I used to go to the UU back when I lived in Florida, but I started slackin on that pretty quick. Now that I'm fairly set up and relatively stabilized here in NC, I hope I can stick to the program. Even if I don't go on Sunday mornings, they have other stuff throughout the week. Later in the day on Sundays they have a meditation Sangha mindfulness thing. I want to check that out.

Thursday, December 15, 2016

Where should I write it?

Gees, is blogging dead or what? I actually googled that: Is blogging dead? I couldn’t even find a recent article on that question. In other words, blogging is so dead, people aren’t even asking whether it’s dead anymore. I am so behind anymore. In everything.

I was an early adapter with Twitter, and I'm still on there. I entered Blogger pretty early. But that was like six blogs ago. I never got on Facebook. People I talk to aren’t really that enthused about Facebook anymore anyway. I was on tumblr a while. I was late to that party, but it was fun. Same with Wordpress. YouTube – I’m all over it, but I don’t really read comments or make comments. Vine – I created exactly one (1) vine. Instagram, I was on there for a couple weeks. Pinterest – I installed but then uninstalled like ten minutes later. Periscope – I’ll install it if there is a major ongoing news event going on somewhere and I want to see firsthand footage. Blogger and Twitter. Those are the main ones I keep coming back to. Where the hell do people write stuff online anymore?

Wednesday, December 14, 2016

Join us in congratulating . . .

People just disappear from work. Sometimes a prudent HR department will send out some kind of notification. They'll maybe tell you who to forward work requests to now that the needed person is no longer with the company. They might even congratulate the person for moving on to something bigger and better. A lot of times though, they just disappear. All that you hear is a bunch of rumors. The lady diagonal over the cubicle wall is gone. There was a box on her desk, I guess filled up with all her stuff. I've heard other people complain about her work. She seemed as sweet as she could be to me. I don't know anything about what mistakes she did or didn't make. I'm just starting out in this place, it's my seventh week. I hate to start hearing all the bad shit so soon.

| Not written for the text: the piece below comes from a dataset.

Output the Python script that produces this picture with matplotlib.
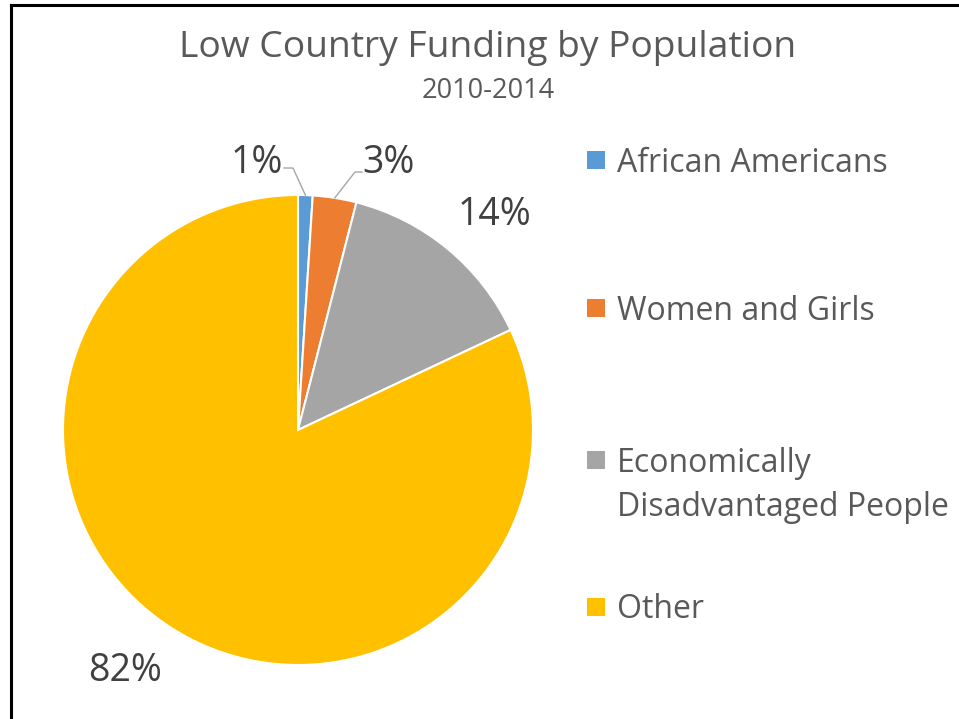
import matplotlib
matplotlib.use("Agg")
import matplotlib.pyplot as plt
import numpy as np

categories = ["African Americans", "Women and Girls", "Economically\nDisadvantaged People", "Other"]
values = [1, 3, 14, 82]
pct_labels = ["1%", "3%", "14%", "82%"]
colors = ["#5B9BD5", "#ED7D31", "#A5A5A5", "#FFC000"]

W, H = 959, 719
fig = plt.figure(figsize=(W / 100, H / 100), dpi=100)
ax = fig.add_axes([0, 0, 1, 1])

font = "Open Sans"
cx, cy, R = 298, H - 430, 235
wedges, _ = ax.pie(values, colors=colors, startangle=90, counterclock=False,
                   center=(cx, cy), radius=R, frame=True,
                   wedgeprops=dict(edgecolor="white", linewidth=1.5))
ax.set_xlim(0, W)
ax.set_ylim(0, H)
ax.set_aspect("equal")
ax.axis("off")

dy = 3  # vertical text adjustment (pixels)

# data labels
label_pos = [(257, 160), (388, 160), (494, 212), (125, 668)]
for lab, (lx, ly) in zip(pct_labels, label_pos):
    ax.text(lx, H - ly - dy, lab, ha="center", va="center", fontsize=27,
            color="#404040", family=font)

# leader lines for small slices
for w, (tx, tx2, ty) in zip(wedges[:2], [(284, 293, 168), (362, 355, 172)]):
    ang = np.deg2rad((w.theta1 + w.theta2) / 2)
    ex, ey = cx + R * np.cos(ang), cy + R * np.sin(ang)
    ax.plot([tx, tx2, ex], [H - ty, H - ty, ey], color="#A6A6A6", lw=1)

fig.text(488 / W, 1 - (45 + dy) / H, "Low Country Funding by Population", ha="center", va="center",
         fontsize=26.8, color="#595959", family=font)
fig.text(488 / W, 1 - (88 + dy) / H, "2010-2014", ha="center", va="center",
         fontsize=19.5, color="#595959", family=font)

# legend
leg_y = [160, 308, 460, 607]
for c, lab, y in zip(colors, categories, leg_y):
    ax.add_patch(plt.Rectangle((587, H - y - 9), 18, 18, facecolor=c, edgecolor="none"))
    lines = lab.split("\n")
    for i, line in enumerate(lines):
        ax.text(617, H - y - dy - 45 * i, line, ha="left", va="center", fontsize=23,
                color="#595959", family=font)

# frame (left and top edges)
ax.plot([11, 11], [0, H - 5], color="black", lw=2.2, solid_capstyle="projecting")
ax.plot([11, W], [H - 5, H - 5], color="black", lw=2.2, solid_capstyle="projecting")

fig.savefig("out.png", dpi=100, facecolor="white")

I worked in one place where...a guy who sat at a nearby desk committed suicide. First he was missing. He was missing for two weeks, and then the HR lady came in and told us that he had taken his own life. Never know what people are going through.

Friday, December 9, 2016

Now Medicated

This is my first stab at blogging after going on my medication. Do I seem more sane?

The urge to write persists, even though I ain't crazy no more. So the writer instinct, the writer tendency, did not come from crazy...it came from sane, one could say. This is a major question answered for me.

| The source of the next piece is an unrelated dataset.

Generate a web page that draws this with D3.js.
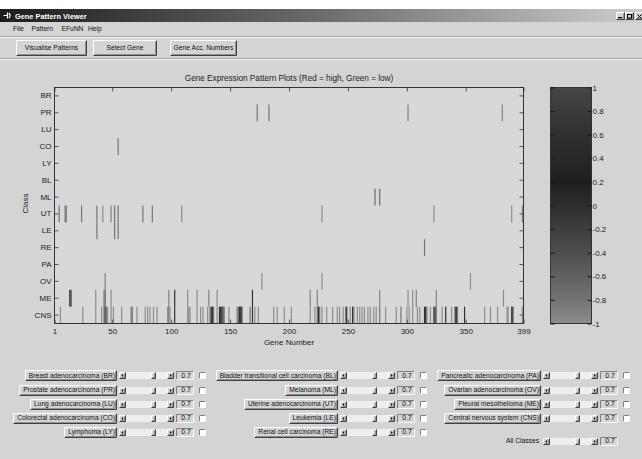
<!DOCTYPE html>
<html><head><meta charset="utf-8">
<script src="https://cdn.jsdelivr.net/npm/d3@7"></script>
<style>
html,body{margin:0;padding:0;background:#fff;}
svg{display:block;font-family:"Liberation Sans",Arial,sans-serif;}
</style></head><body>
<svg id="c" width="642" height="459"></svg>
<script>
// ---------------- data ----------------
const classes = ["BR","PR","LU","CO","LY","BL","ML","UT","LE","RE","PA","OV","ME","CNS"];
const geneTicks = [1,50,100,150,200,250,300,350,399];
const colorTicks = [1,0.8,0.6,0.4,0.2,0,-0.2,-0.4,-0.6,-0.8,-1];
const colorStops = [-1,-0.8,-0.6,-0.4,-0.2,0,0.2,0.4,0.6,0.8,1];
const colorGrays = ["#8c8c8c","#747474","#606060","#4e4e4e","#3e3e3e","#2e2e2e","#1e1e1e","#282828","#303030","#3a3a3a","#464646"];

// [gene, value] per class
const barsBR = [];
const barsPR = [[173,-0.8],[183,-0.8],[301,-0.9],[381,-0.9]];
const barsLU = [];
const barsCO = [[55,-0.8]];
const barsLY = [];
const barsBL = [];
const barsML = [[273,-0.7],[277,-0.7]];
const barsUT = [[5,-0.8],[10,-0.8],[11,-0.8],[24,-0.8],[37,-0.8],[42,-1],[49,-0.9],[52,-0.8],[55,-0.8],[76,-0.8],[84,-0.8],[109,-1],[228,-1],[323,-1],[389,-1],[398,-0.9]];
const barsLE = [[37,-0.8],[52,-0.8],[55,-0.8]];
const barsRE = [[315,-0.8]];
const barsPA = [];
const barsOV = [[44,-0.9],[177,-1],[228,-1],[354,-1]];
const barsME = [[14,0.6],[15,0.6],[36,-1],[43,-0.8],[44,-0.6],[49,-1],[98,-0.9],[103,0.6],[114,-1],[122,-1],[132,-0.9],[139,-1],[169,0.6],[218,-0.9],[224,-0.9],[277,-0.9],[301,-1],[305,-1],[308,-0.9],[325,-0.9],[382,-1]];
const barsCNS = [[6,-1],[25,-1],[36,-1],[41,-1],[43,-0.8],[44,0.6],[45,-0.8],[46,-1],[49,-1],[51,-1],[58,-1],[66,-0.8],[67,-0.8],[71,-1],[78,-1],[80,-1],[82,-1],[85,-1],[88,-1],[97,-1],[98,-0.8],[99,-1],[103,0.6],[114,-1],[115,-1],[116,-1],[122,-1],[125,-1],[127,-1],[131,-1],[133,-0.8],[134,0.6],[135,0.6],[136,-0.8],[139,-1],[141,0.6],[142,0.6],[143,0.6],[144,0.6],[145,-0.8],[149,-1],[156,-0.8],[157,-0.8],[158,0.6],[159,0.6],[160,0.6],[167,-0.8],[169,0.6],[171,-1],[174,-1],[187,-1],[190,-1],[196,-1],[202,-1],[218,-1],[222,-1],[224,-0.8],[225,0.6],[226,-0.8],[228,-1],[232,-1],[237,-1],[241,-1],[243,-1],[246,-1],[248,-0.8],[249,0.6],[252,-1],[254,0.6],[255,-0.8],[258,-1],[260,-1],[262,-1],[264,-1],[267,-1],[269,-1],[272,-1],[274,-1],[277,-0.8],[282,-1],[291,-1],[295,-0.8],[300,-1],[302,-1],[305,-1],[309,-1],[311,-1],[315,0.6],[316,0.6],[317,-0.8],[320,-1],[323,0.6],[324,0.6],[325,-0.8],[330,-1],[333,0.6],[338,-1],[341,0.6],[342,0.6],[343,-0.8],[349,0.6],[366,-1],[371,-1],[377,-1],[385,-1],[386,-1],[389,0.6],[390,0.6],[398,-1]];
const barSets = [barsBR,barsPR,barsLU,barsCO,barsLY,barsBL,barsML,barsUT,barsLE,barsRE,barsPA,barsOV,barsME,barsCNS];

const menuItems = ["File","Pattern","EFuNN","Help"];
const toolButtons = ["Visualise Patterns","Select Gene","Gene Acc. Numbers"];
const col1Labels = ["Breast adenocarcinoma (BR)","Prostate adenocarcinoma (PR)","Lung adenocarcinoma (LU)","Colorectal adenocarcinoma (CO)","Lymphoma (LY)"];
const col2Labels = ["Bladder transitional cell carcinoma (BL)","Melanoma (ML)","Uterine adenocarcinoma (UT)","Leukemia (LE)","Renal cell carcinoma (RE)"];
const col3Labels = ["Pancreatic adenocarcinoma (PA)","Ovarian adenocarcinoma (OV)","Pleural mesothelioma (ME)","Central nervous system (CNS)"];
const col1Thresh = [0.7,0.7,0.7,0.7,0.7];
const col2Thresh = [0.7,0.7,0.7,0.7,0.7];
const col3Thresh = [0.7,0.7,0.7,0.7];
const allClassesThresh = 0.7;

// ---------------- drawing ----------------
const svg = d3.select("#c");
const BG = "#d4d4d4";
const defs = svg.append("defs");

// window chrome
svg.append("rect").attr("x",0).attr("y",0).attr("width",642).attr("height",459).attr("fill","#fff");
svg.append("rect").attr("x",0).attr("y",9).attr("width",642).attr("height",450).attr("fill",BG);
const tg = defs.append("linearGradient").attr("id","tbar").attr("x1",0).attr("x2",1).attr("y1",0).attr("y2",0);
tg.append("stop").attr("offset",0).attr("stop-color","#1c1c1c");
tg.append("stop").attr("offset",0.5).attr("stop-color","#6c6c6c");
tg.append("stop").attr("offset",0.95).attr("stop-color","#c4c4c4");
tg.append("stop").attr("offset",1).attr("stop-color","#cacaca");
svg.append("rect").attr("x",0).attr("y",9).attr("width",642).attr("height",13).attr("fill","url(#tbar)");
svg.append("path").attr("d","M3.5,15.5h3.5M7.5,12.5v6M9,13q2.2,2.5 0,5").attr("stroke","#fff").attr("stroke-width",1.2).attr("fill","none");
svg.append("text").attr("x",15).attr("y",19).attr("fill","#fff").attr("font-weight","bold").attr("font-size",7.4).text("Gene Pattern Viewer");

function raised(g,x,y,w,h){
  g.append("rect").attr("x",x).attr("y",y).attr("width",w).attr("height",h).attr("fill",BG);
  g.append("path").attr("d",`M${x+0.5},${y+h-0.5}V${y+0.5}H${x+w-0.5}`).attr("stroke","#fff").attr("fill","none");
  g.append("path").attr("d",`M${x+1.5},${y+h-1.5}H${x+w-1.5}V${y+1.5}`).attr("stroke","#909090").attr("fill","none");
  g.append("path").attr("d",`M${x+0.5},${y+h-0.5}H${x+w-0.5}V${y+0.5}`).attr("stroke","#404040").attr("fill","none");
}
function sunken(g,x,y,w,h,fill){
  g.append("rect").attr("x",x).attr("y",y).attr("width",w).attr("height",h).attr("fill",fill);
  g.append("path").attr("d",`M${x+0.5},${y+h-0.5}V${y+0.5}H${x+w-0.5}`).attr("stroke","#808080").attr("fill","none");
  g.append("path").attr("d",`M${x+0.5},${y+h-0.5}H${x+w-0.5}V${y+0.5}`).attr("stroke","#fafafa").attr("fill","none");
}

// window buttons
const wb = svg.append("g");
[616,625,635].forEach((bx,i)=>{
  raised(wb,bx,12,9,8);
  if(i===0) wb.append("path").attr("d",`M${bx+2},${17.5}h4`).attr("stroke","#000");
  if(i===1) wb.append("rect").attr("x",bx+2.5).attr("y",14.5).attr("width",4).attr("height",3.5).attr("fill","none").attr("stroke","#000");
  if(i===2) wb.append("path").attr("d",`M${bx+2.5},14.5l4,4M${bx+6.5},14.5l-4,4`).attr("stroke","#000");
});

// menu
const menuX = [13,31.5,61.5,88];
const mg = svg.append("g").attr("font-size",6.7).attr("fill","#111");
menuItems.forEach((m,i)=>mg.append("text").attr("x",menuX[i]).attr("y",30.5).text(m));
svg.append("path").attr("d","M0,36.5H642").attr("stroke","#a0a0a0");
svg.append("path").attr("d","M0,37.5H642").attr("stroke","#f4f4f4");
svg.append("path").attr("d","M0,58.5H642").attr("stroke","#a0a0a0");
svg.append("path").attr("d","M0,59.5H642").attr("stroke","#f4f4f4");

// toolbar buttons
const tbX = [[16,87],[93,157],[170,237]];
const tb = svg.append("g");
toolButtons.forEach((t,i)=>{
  raised(tb,tbX[i][0],40,tbX[i][1]-tbX[i][0],16);
  tb.append("text").attr("x",(tbX[i][0]+tbX[i][1])/2).attr("y",50.3).attr("text-anchor","middle").attr("font-size",6.7).attr("fill","#111").text(t);
});

// ---------------- main axes ----------------
const X0=54.5, X1=523.5, Y0=87.5, Y1=323.5;
const x = d3.scaleLinear().domain([1,399]).range([X0,X1]);
const y = d3.scaleBand().domain(classes).range([Y0,Y1]).padding(0);
const color = d3.scaleLinear().domain(colorStops).range(colorGrays);

svg.append("rect").attr("x",X0).attr("y",Y0).attr("width",X1-X0).attr("height",Y1-Y0).attr("fill","#d8d8d8");

const barData = [];
classes.forEach((c,i)=>barSets[i].forEach(b=>barData.push({cls:c,g:b[0],v:b[1]})));
svg.append("g").selectAll("rect").data(barData).join("rect")
  .attr("x",d=>x(d.g-0.5)).attr("width",d=>x(d.g+0.5)-x(d.g-0.5))
  .attr("y",d=>y(d.cls)).attr("height",y.bandwidth())
  .attr("fill",d=>color(d.v));

function styleAxis(g,col){
  g.select(".domain").remove();
  g.selectAll(".tick line").attr("stroke",col||"#555");
  g.selectAll(".tick text").attr("fill","#222").attr("font-size",8).attr("font-family","Liberation Sans, Arial, sans-serif");
}
svg.append("g").attr("transform",`translate(0,${Y1})`)
  .call(d3.axisBottom(x).tickValues(geneTicks).tickSizeInner(-4).tickSizeOuter(0).tickPadding(5).tickFormat(d=>String(d)))
  .call(styleAxis);
svg.append("g").attr("transform",`translate(0,${Y0})`)
  .call(d3.axisTop(x).tickValues(geneTicks).tickSizeInner(-4).tickSizeOuter(0).tickFormat(""))
  .call(styleAxis);
svg.append("g").attr("transform",`translate(${X0},0)`)
  .call(d3.axisLeft(y).tickSizeInner(-4).tickSizeOuter(0).tickPadding(3))
  .call(styleAxis);
svg.append("g").attr("transform",`translate(${X1},0)`)
  .call(d3.axisRight(y).tickSizeInner(-4).tickSizeOuter(0).tickFormat(""))
  .call(styleAxis);
svg.append("rect").attr("x",X0).attr("y",Y0).attr("width",X1-X0).attr("height",Y1-Y0).attr("fill","none").attr("stroke","#333");

svg.append("text").attr("x",(X0+X1)/2).attr("y",80.5).attr("text-anchor","middle").attr("font-size",8.2).attr("fill","#222")
  .text("Gene Expression Pattern Plots (Red = high, Green = low)");
svg.append("text").attr("x",(X0+X1)/2).attr("y",344.5).attr("text-anchor","middle").attr("font-size",8).attr("fill","#222").text("Gene Number");
svg.append("text").attr("transform",`translate(28,${(Y0+Y1)/2-2}) rotate(-90)`).attr("text-anchor","middle").attr("font-size",8).attr("fill","#222").text("Class");

// ---------------- colorbar ----------------
const CX0=550.5, CX1=591.5;
const yc = d3.scaleLinear().domain([-1,1]).range([Y1,Y0]);
const cg = defs.append("linearGradient").attr("id","cbar").attr("x1",0).attr("x2",0).attr("y1",0).attr("y2",1);
const stopIdx = d3.range(colorStops.length).reverse();
stopIdx.forEach(i=>cg.append("stop").attr("offset",(1-colorStops[i])/2).attr("stop-color",colorGrays[i]));
svg.append("rect").attr("x",CX0).attr("y",Y0).attr("width",CX1-CX0).attr("height",Y1-Y0).attr("fill","url(#cbar)").attr("stroke","#333");
svg.append("g").attr("transform",`translate(${CX1},0)`)
  .call(d3.axisRight(yc).tickValues(colorTicks).tickSizeInner(-4).tickSizeOuter(0).tickPadding(1).tickFormat(d=>String(d)))
  .call(g=>styleAxis(g,"#151515"));
svg.append("g").attr("transform",`translate(${CX0},0)`)
  .call(d3.axisLeft(yc).tickValues(colorTicks).tickSizeInner(-4).tickSizeOuter(0).tickFormat(""))
  .call(g=>styleAxis(g,"#151515"));

// ---------------- controls ----------------
const rowY = [375.5,390,404,418,432];
const FS = 6.7;
function controlRow(g, right, cy, label, val, withButton, withCheck){
  const t = g.append("text").attr("x",right-2).attr("y",cy+2.4).attr("text-anchor","end").attr("font-size",FS).attr("fill","#111").text(label);
  if(withButton){
    const tw = t.node().getComputedTextLength();
    const bx = Math.round(right - tw - 6), by = Math.round(cy - 5.5);
    raised(g,bx,by,Math.round(right)-bx,11);
    t.raise();
  }
  // slider
  const sx = Math.round(right+2), sy = Math.round(cy-3.5), sw = 55, sh = 7, aw = 7;
  g.append("rect").attr("x",sx).attr("y",sy).attr("width",sw).attr("height",sh).attr("fill","#eeeeee");
  raised(g,sx,sy,aw,sh);
  raised(g,sx+sw-aw,sy,aw,sh);
  g.append("path").attr("d",`M${sx+2.3},${sy+3.5}l1.8,-1.6v3.2z`).attr("fill","#000");
  g.append("path").attr("d",`M${sx+sw-2.3},${sy+3.5}l-1.8,-1.6v3.2z`).attr("fill","#000");
  const th = d3.scaleLinear().domain([0,1]).range([sx+aw, sx+sw-aw-5]);
  raised(g,Math.round(th(val)),sy,5,sh);
  // value box
  const vx = Math.round(right+59), vy = Math.round(cy-4.5);
  sunken(g,vx,vy,18,9,BG);
  g.append("text").attr("x",vx+10).attr("y",cy+2.4).attr("text-anchor","middle").attr("font-size",FS).attr("fill","#111").text(String(val));
  if(withCheck){
    sunken(g,Math.round(right+82),Math.round(cy-3.5),7,7,"#fff");
  }
}
const ctl = svg.append("g");
col1Labels.forEach((l,i)=>controlRow(ctl,117,rowY[i],l,col1Thresh[i],true,true));
col2Labels.forEach((l,i)=>controlRow(ctl,338,rowY[i],l,col2Thresh[i],true,true));
col3Labels.forEach((l,i)=>controlRow(ctl,541,rowY[i],l,col3Thresh[i],true,true));
controlRow(ctl,541,441,"All Classes",allClassesThresh,false,false);
</script>
</body></html>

If life was all peachy, normal and calm, there would not be much to write about... beyond what I had for lunch...or whatever hobby I happened to have.

I have no hobby, no normal hobby. My hobby is dealing with these thoughts. My toy is my brain, and I want to take it out and use it like a hacky sack.

I had to start another one.

I couldn't keep away. I have to write. It's a compulsion. I just have to.

I've had some thoughts lately.

I have wanted to run up a word count.

I had nowhere to write...nowhere that had not gone stale.

I've been posting at a personality type forum for several months, personalitycafe.com. It's very engaging, but it's a different kind of writing. I need a blog. A forgiving blog. A blog that doesn't mind if I neglect it sometimes. A blog that understands me. A blog that does not grow apart from me.